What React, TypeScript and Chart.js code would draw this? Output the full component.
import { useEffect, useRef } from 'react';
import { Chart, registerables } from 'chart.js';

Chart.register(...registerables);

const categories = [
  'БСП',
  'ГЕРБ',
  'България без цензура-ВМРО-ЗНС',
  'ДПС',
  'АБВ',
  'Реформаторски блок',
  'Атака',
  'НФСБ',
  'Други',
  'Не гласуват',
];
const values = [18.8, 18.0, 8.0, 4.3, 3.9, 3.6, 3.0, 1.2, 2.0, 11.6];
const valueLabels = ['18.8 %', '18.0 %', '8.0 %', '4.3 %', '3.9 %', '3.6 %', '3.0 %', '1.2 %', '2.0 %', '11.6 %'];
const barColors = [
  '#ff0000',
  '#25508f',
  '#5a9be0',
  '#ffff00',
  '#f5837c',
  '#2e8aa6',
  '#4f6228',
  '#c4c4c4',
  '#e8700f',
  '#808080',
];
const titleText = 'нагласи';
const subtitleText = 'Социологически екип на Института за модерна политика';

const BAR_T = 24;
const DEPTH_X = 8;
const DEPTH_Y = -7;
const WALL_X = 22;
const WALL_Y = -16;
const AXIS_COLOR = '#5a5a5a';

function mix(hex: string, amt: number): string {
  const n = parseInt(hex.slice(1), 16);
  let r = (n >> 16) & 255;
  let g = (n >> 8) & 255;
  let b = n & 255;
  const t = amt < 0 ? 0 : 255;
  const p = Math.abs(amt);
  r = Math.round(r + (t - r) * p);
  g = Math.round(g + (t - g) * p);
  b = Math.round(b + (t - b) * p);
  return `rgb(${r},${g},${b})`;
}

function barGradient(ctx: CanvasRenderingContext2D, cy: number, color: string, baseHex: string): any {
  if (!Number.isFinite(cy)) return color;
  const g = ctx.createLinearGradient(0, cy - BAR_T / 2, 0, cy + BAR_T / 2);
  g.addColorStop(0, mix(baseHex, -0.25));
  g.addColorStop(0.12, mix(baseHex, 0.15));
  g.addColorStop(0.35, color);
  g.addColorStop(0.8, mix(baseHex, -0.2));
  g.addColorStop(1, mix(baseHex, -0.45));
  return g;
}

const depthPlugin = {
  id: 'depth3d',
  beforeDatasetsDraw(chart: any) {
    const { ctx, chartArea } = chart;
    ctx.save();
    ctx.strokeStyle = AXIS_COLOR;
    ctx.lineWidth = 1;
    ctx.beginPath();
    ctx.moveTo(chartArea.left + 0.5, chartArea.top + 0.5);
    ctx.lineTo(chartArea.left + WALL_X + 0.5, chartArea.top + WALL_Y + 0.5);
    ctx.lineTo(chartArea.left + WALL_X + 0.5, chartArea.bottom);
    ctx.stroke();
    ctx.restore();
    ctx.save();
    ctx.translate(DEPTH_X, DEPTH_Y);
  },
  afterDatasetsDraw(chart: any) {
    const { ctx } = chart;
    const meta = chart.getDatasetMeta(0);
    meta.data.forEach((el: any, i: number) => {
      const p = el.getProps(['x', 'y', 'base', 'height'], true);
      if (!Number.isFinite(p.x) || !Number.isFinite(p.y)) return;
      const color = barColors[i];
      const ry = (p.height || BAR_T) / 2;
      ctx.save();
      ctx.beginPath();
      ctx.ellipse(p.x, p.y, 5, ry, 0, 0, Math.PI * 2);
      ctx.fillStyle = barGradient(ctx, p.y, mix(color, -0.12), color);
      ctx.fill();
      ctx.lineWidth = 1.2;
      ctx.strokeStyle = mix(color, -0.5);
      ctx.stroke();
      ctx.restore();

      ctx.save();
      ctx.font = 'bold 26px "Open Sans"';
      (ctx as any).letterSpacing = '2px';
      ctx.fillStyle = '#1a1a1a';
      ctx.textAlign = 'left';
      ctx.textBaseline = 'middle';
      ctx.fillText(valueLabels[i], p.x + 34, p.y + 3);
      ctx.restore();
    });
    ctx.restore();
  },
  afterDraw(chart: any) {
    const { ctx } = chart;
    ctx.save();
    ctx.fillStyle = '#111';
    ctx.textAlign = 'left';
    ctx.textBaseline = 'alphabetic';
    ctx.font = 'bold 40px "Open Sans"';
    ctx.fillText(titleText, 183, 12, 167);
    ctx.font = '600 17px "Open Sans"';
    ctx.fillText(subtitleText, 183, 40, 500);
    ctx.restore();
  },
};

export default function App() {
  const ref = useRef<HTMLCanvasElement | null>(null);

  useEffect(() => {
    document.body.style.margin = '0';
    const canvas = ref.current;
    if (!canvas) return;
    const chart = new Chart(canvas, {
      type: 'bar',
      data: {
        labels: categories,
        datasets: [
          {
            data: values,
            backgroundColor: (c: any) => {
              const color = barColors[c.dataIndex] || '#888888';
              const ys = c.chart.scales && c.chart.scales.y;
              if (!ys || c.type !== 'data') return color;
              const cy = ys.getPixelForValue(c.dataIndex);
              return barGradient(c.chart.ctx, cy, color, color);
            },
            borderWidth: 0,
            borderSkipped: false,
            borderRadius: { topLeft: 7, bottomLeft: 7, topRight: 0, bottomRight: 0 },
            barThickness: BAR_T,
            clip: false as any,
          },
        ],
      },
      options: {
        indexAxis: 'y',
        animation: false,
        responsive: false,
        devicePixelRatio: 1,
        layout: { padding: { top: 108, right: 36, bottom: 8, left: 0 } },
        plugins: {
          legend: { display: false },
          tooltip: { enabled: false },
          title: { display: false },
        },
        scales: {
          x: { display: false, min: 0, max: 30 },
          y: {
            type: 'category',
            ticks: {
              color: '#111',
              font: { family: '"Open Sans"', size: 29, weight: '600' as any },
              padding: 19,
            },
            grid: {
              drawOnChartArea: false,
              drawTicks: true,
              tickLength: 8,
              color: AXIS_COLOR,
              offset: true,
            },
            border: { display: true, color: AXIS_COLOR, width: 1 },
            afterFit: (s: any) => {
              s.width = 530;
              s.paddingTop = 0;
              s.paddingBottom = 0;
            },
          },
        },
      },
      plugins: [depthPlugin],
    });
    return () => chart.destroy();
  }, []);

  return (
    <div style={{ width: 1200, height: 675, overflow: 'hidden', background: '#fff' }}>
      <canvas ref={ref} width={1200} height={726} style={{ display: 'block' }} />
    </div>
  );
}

###

▸ **BRIEF**:
From the first line above through the line that contains "const subtitleText = 'Социологически", quote each line exactly. Output nothing more.

▸ **RIGHT ANSWER**:
What React, TypeScript and Chart.js code would draw this? Output the full component.
import { useEffect, useRef } from 'react';
import { Chart, registerables } from 'chart.js';

Chart.register(...registerables);

const categories = [
  'БСП',
  'ГЕРБ',
  'България без цензура-ВМРО-ЗНС',
  'ДПС',
  'АБВ',
  'Реформаторски блок',
  'Атака',
  'НФСБ',
  'Други',
  'Не гласуват',
];
const values = [18.8, 18.0, 8.0, 4.3, 3.9, 3.6, 3.0, 1.2, 2.0, 11.6];
const valueLabels = ['18.8 %', '18.0 %', '8.0 %', '4.3 %', '3.9 %', '3.6 %', '3.0 %', '1.2 %', '2.0 %', '11.6 %'];
const barColors = [
  '#ff0000',
  '#25508f',
  '#5a9be0',
  '#ffff00',
  '#f5837c',
  '#2e8aa6',
  '#4f6228',
  '#c4c4c4',
  '#e8700f',
  '#808080',
];
const titleText = 'нагласи';
const subtitleText = 'Социологически екип на Института за модерна политика';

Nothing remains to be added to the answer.